- Directed by: Tunde Kelani
- Story by: Akinwunmi Ishola
- Based on: O Le Ku (novel)
- Produced by: Tunde Kelani
- Starring: Yemi Shodimu
- Production company: Mainframe Films and Television Productions
- Release date: 1997;
- Running time: 204 minutes
- Country: Nigeria
- Language: Yoruba

= O Le Ku =

1997 Yoruba romantic drama film

O Le Ku is a 1997 Nigerian romantic drama film produced and directed by Tunde Kelani. It is an adaptation of Prof. Akinwunmi Ishola's novel of the same name. It was released in 1997 by Mainframe Film and Television Productions. It was made in two parts.

== Plot ==
O Le Ku tells the story of Ajani, an undergraduate of the University of Ibadan who is in his final year. He is under pressure from his mother to find a partner and he unwittingly finds himself in a love quadrangle. He dates three women simultaneously; Asake, a secondary school teacher is his long-term girlfriend. He meets Lola, a fresher who is tall, slim and pretty. The situation gets complicated when he meets a childhood acquaintance who eventually takes centre stage of the love drama. Asake's father badgers her to sever her relationship with Ajani but she however falls pregnant, and Lola finds out and Ajani has to choose a wife under duress from his mother.

== Cast ==

- Yemi Shodimu as Ajani
- Feyikemi Abodunrin as Asake
- Pauline Dike as Lola
- Omolola Amusan as Sade
- Lere Paimo as Adeleke, Asake's dad
- Kola Oyewo as Oloye Ajasa
- Hafiz Oyetoro
- Toun Oni
- Gboyega Olomodosi
- Tunde Adegbola as Officer
- Dupe Taylor as Officer's Girlfriend
- Lanre Hassan as Awero
- Lai Karounwi as Soldier
- Deji Adenuga
- Laide Adewale as Prof 1
- Larinde Akinleye
- Akinwunmi Ishola as Prof 2
- Tunde Awosanmi
- Cecilia Kechere as Femi

== Production ==
Significant parts of the film were filmed on location at the University of Ibadan.

== Reception ==
O Le Ku was said to have sparked the short aso oke Iro and Buba fashion trend also called Oleku.
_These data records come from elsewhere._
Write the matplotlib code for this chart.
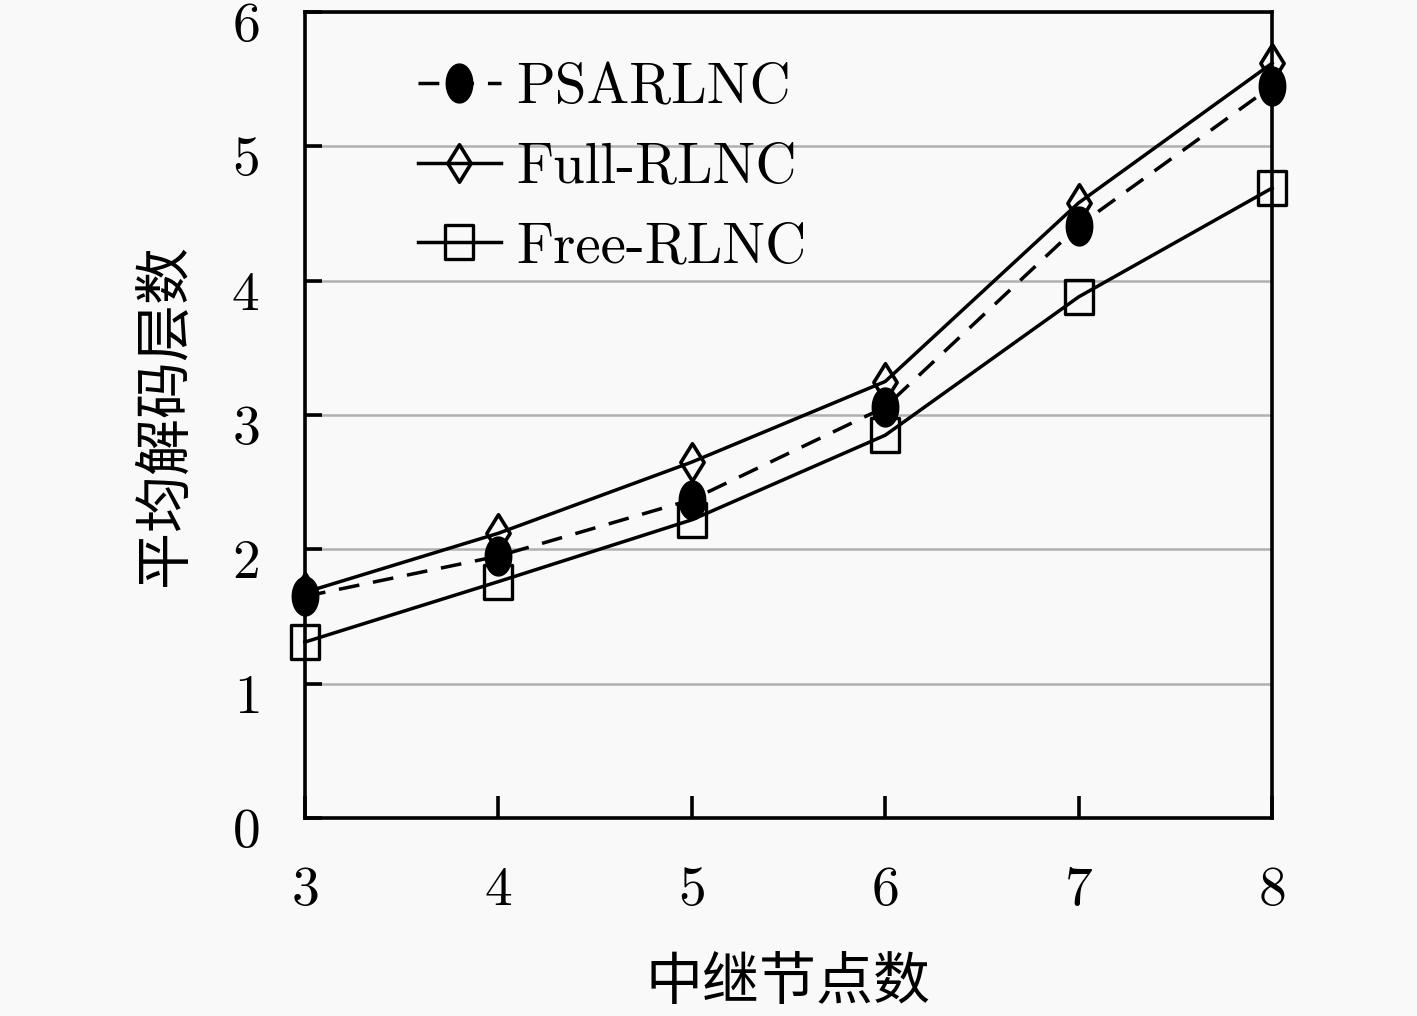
import matplotlib.pyplot as plt
import matplotlib.transforms as mtransforms
from matplotlib.path import Path
import numpy as np

plt.rcParams['font.family'] = ['cmr10', 'Noto Sans CJK SC', 'DejaVu Sans']
plt.rcParams['axes.formatter.use_mathtext'] = True
plt.rcParams['mathtext.fontset'] = 'cm'

relays = [3, 4, 5, 6, 7, 8]
psarlnc = [1.65, 1.95, 2.37, 3.06, 4.41, 5.45]
full_rlnc = [1.68, 2.12, 2.65, 3.25, 4.58, 5.62]
free_rlnc = [1.31, 1.76, 2.22, 2.85, 3.88, 4.69]

cn_font = ['Noto Sans CJK SC']

# markers in the original are a bit stretched vertically
t = np.linspace(0, 2 * np.pi, 60)
ellipse = Path(np.column_stack([0.68 * np.cos(t), np.sin(t)]), closed=True)
tall_diamond = Path([(0, 1), (0.62, 0), (0, -1), (-0.62, 0), (0, 1)], closed=True)
tall_square = Path([(-0.8, -1), (0.8, -1), (0.8, 1), (-0.8, 1), (-0.8, -1)], closed=True)

fig = plt.figure(figsize=(14.17, 10.16), dpi=100)
fig.patch.set_facecolor('#f9f9f9')
ax = fig.add_axes([0.2152, 0.1949, 0.6825, 0.7931])
ax.set_facecolor('#f9f9f9')

lw = 2.5
ax.plot(relays, psarlnc, color='black', lw=lw, dashes=(6, 4), marker=ellipse,
        markersize=28, markerfacecolor='black', markeredgecolor='black',
        label='PSARLNC', clip_on=False, zorder=3)
ax.plot(relays, full_rlnc, color='black', lw=lw, marker=tall_diamond,
        markersize=27, markerfacecolor='none', markeredgewidth=2.6,
        label='Full-RLNC', clip_on=False, zorder=4)
ax.plot(relays, free_rlnc, color='black', lw=lw, marker=tall_square,
        markersize=25, markerfacecolor='none', markeredgewidth=2.4,
        label='Free-RLNC', clip_on=False, zorder=4)

ax.set_xlim(3, 8)
ax.set_ylim(0, 6)
ax.set_xticks(relays)
ax.set_yticks(range(0, 7))
ax.yaxis.grid(True, color='#b0b0b0', lw=1.8)
ax.set_axisbelow(True)

for s in ax.spines.values():
    s.set_linewidth(2.6)

ax.tick_params(axis='both', direction='in', labelsize=40, width=2.6,
               top=False, right=False)
ax.tick_params(axis='y', length=12, pad=33)
ax.tick_params(axis='x', length=16, pad=35)

# y tick labels sit slightly below their ticks in the original
shift = mtransforms.ScaledTranslation(0, -7 / 72, fig.dpi_scale_trans)
for lab in ax.get_yticklabels():
    lab.set_transform(lab.get_transform() + shift)

ax.set_xlabel('中继节点数', fontsize=41, family=cn_font, labelpad=27)
ax.set_ylabel('平均解码层数', fontsize=41, family=cn_font, labelpad=27)

ax.legend(loc='upper left', bbox_to_anchor=(0.117, 0.937), frameon=False,
          fontsize=41, handlelength=1.45, handletextpad=0.28,
          labelspacing=0.5, borderaxespad=0, borderpad=0)

fig.savefig('out.png', dpi=100, facecolor=fig.get_facecolor())
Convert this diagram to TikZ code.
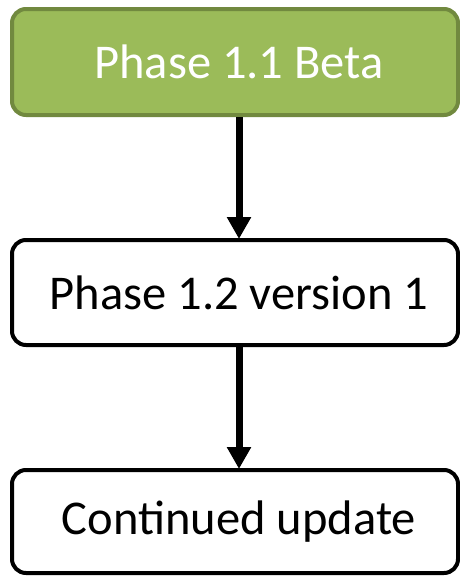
\documentclass[tikz,border=0pt]{standalone}
\usepackage{fontspec}
\setmainfont{Carlito}
\usetikzlibrary{arrows.meta}
\definecolor{phasegreen}{HTML}{9BBB59}
\definecolor{phaseedge}{HTML}{71893F}
\begin{document}
\begin{tikzpicture}[x=1pt,y=-1pt,
  stage/.style={rectangle, rounded corners=14pt, line width=4pt, draw=black, fill=white,
    minimum width=446pt, inner sep=0pt, font=\fontsize{48.5}{58}\selectfont},
  flow/.style={line width=7pt, -{Triangle[width=23pt,length=22pt]}}]
\useasboundingbox (0,0) rectangle (460,576);
\node[stage, minimum height=106pt, fill=phasegreen, draw=phaseedge, text=white] (beta) at (235,62) {\hspace*{8pt}Phase 1.1 Beta};
\node[stage, minimum height=105pt] (v1) at (235,292.5) {\hspace*{8pt}Phase 1.2 version 1};
\node[stage, minimum height=103pt] (upd) at (235,521.5) {\hspace*{8pt}Continued update};
\draw[flow] ([xshift=4pt]beta.south) -- ([xshift=4pt,yshift=-1pt]v1.north);
\draw[flow] ([xshift=4pt]v1.south) -- ([xshift=4pt,yshift=-1pt]upd.north);
\end{tikzpicture}
\end{document}
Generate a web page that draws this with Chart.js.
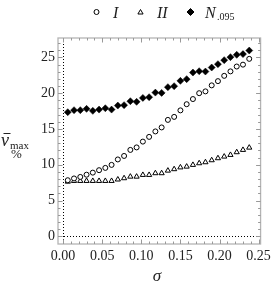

It was listed as one of the ten iconic Nollywood stories from the 90s.

Akin Adesokan in his 2011 book described the film as "the best example of Yoruba language film in Nollywood regarding how the actors and actresses articulate their point of views in “undiluted” Yoruba language."

It has been adopted to teach foreign Yoruba Language learners in institutions in the United States and Europe due to the standard of Yoruba Language spoken in the movie.